# Good day on the river



## FLIPNPITCH (Apr 15, 2009)

Went bassin on the river yesterday, had a decent day. Had five keepers, 3 smallies and 2 spots. The biggest smallie was 17" and both spots were 14 1/2". Caught several dinks and then at 3:00 pm my buddy laid into this flathead. Didn't have a tape but guessing to be 38" to 40". Weighed 30.2 lbs on my digitals.


----------



## Tee (Apr 5, 2004)

Hahaha! I thought i was the only guy catching catfish while bassin out on the river! Those thing are fun on bassin gear!
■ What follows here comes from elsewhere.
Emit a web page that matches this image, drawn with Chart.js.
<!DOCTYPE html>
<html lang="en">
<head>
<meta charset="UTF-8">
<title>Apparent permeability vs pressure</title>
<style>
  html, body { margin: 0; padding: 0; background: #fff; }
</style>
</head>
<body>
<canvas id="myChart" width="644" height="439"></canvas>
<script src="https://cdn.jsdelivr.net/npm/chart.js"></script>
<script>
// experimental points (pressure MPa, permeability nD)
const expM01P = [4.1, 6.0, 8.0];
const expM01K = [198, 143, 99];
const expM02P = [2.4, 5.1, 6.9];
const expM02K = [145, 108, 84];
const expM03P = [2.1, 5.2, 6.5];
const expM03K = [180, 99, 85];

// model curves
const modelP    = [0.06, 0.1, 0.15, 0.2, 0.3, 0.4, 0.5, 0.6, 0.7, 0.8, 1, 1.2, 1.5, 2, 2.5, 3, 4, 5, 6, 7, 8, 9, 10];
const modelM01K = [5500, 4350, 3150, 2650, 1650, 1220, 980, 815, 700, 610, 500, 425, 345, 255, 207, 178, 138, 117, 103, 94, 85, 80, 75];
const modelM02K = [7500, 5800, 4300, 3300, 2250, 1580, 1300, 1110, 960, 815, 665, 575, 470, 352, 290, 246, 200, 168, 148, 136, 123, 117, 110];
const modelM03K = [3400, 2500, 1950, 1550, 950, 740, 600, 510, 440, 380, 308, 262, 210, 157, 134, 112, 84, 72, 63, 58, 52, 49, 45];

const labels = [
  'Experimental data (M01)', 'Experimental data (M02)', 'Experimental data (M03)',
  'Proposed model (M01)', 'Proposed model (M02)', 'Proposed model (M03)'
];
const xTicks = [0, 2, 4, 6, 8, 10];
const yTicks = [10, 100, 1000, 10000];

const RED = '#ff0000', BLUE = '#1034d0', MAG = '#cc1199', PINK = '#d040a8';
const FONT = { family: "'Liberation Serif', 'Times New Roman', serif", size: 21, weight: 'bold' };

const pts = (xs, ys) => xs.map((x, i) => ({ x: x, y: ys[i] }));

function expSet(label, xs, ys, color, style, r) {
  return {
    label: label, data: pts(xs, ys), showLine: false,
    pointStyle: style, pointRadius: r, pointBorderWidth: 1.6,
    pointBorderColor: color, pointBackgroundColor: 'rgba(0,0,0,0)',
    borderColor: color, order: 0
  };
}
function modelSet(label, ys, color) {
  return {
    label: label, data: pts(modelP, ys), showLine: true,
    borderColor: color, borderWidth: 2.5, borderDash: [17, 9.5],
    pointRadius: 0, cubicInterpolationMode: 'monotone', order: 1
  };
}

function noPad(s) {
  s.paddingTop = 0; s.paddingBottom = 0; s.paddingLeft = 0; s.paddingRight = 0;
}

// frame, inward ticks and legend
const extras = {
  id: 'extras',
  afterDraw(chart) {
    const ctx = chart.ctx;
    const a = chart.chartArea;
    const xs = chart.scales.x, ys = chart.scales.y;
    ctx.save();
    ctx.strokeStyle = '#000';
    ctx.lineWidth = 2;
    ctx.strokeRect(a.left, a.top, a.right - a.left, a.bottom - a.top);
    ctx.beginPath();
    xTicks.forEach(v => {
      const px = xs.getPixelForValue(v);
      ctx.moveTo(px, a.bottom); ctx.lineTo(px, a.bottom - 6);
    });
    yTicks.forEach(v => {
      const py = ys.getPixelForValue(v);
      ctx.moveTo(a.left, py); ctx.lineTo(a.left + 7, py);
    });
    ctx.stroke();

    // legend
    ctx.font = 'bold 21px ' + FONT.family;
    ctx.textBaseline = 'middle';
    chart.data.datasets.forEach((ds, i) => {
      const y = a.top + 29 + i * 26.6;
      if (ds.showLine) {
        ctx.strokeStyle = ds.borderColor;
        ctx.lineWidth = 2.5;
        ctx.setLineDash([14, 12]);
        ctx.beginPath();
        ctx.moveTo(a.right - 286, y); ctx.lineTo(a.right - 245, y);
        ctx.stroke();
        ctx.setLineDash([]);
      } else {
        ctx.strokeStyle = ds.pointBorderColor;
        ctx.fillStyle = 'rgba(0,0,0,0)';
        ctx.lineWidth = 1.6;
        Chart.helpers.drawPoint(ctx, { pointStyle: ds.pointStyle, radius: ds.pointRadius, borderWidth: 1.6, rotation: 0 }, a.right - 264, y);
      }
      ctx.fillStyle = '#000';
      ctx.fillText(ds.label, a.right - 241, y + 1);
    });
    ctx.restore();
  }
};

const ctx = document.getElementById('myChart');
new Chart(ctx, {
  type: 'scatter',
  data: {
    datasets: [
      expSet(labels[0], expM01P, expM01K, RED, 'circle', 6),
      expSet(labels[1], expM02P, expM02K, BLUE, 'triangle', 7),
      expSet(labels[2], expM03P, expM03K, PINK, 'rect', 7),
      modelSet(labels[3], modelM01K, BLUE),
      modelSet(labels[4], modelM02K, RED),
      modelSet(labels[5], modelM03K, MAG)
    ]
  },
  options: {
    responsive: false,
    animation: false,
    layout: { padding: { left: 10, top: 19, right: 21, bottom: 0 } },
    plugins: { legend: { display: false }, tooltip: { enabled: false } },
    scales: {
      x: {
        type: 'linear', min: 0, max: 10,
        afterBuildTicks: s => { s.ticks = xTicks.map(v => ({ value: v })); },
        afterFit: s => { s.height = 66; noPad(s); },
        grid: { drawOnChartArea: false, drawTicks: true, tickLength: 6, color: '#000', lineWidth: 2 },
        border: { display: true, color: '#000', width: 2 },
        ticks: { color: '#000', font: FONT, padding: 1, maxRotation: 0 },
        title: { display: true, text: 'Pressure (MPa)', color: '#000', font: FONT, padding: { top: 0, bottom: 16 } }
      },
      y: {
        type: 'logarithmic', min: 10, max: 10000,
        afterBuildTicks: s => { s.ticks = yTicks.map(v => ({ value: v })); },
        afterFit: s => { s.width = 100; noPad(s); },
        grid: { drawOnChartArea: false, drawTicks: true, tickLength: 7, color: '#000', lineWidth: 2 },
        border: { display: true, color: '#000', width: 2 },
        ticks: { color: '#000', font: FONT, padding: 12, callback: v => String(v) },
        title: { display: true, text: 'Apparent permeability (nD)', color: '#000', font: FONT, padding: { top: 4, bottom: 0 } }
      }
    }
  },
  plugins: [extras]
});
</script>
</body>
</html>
Congrats on the good day!


----------



## striperswiper (Oct 14, 2008)

where was that big boy caught at?what was he caught on?


----------



## FLIPNPITCH (Apr 15, 2009)

Was caught down around Paden City boat ramp. Bit a robo worm rigged shakeyhead. Small meal for somethin that size, eh?


----------



## striperswiper (Oct 14, 2008)

damn i bet you thought you had the world record bass Lol j/k Very Nice Fish For This Time Of year^_^!!!


----------



## FLIPNPITCH (Apr 15, 2009)

Took my buddy 10 to 15 minutes to get him in. Caught it on 6 ft med action spinning combo with 8# test. It was a heck of a fight.


----------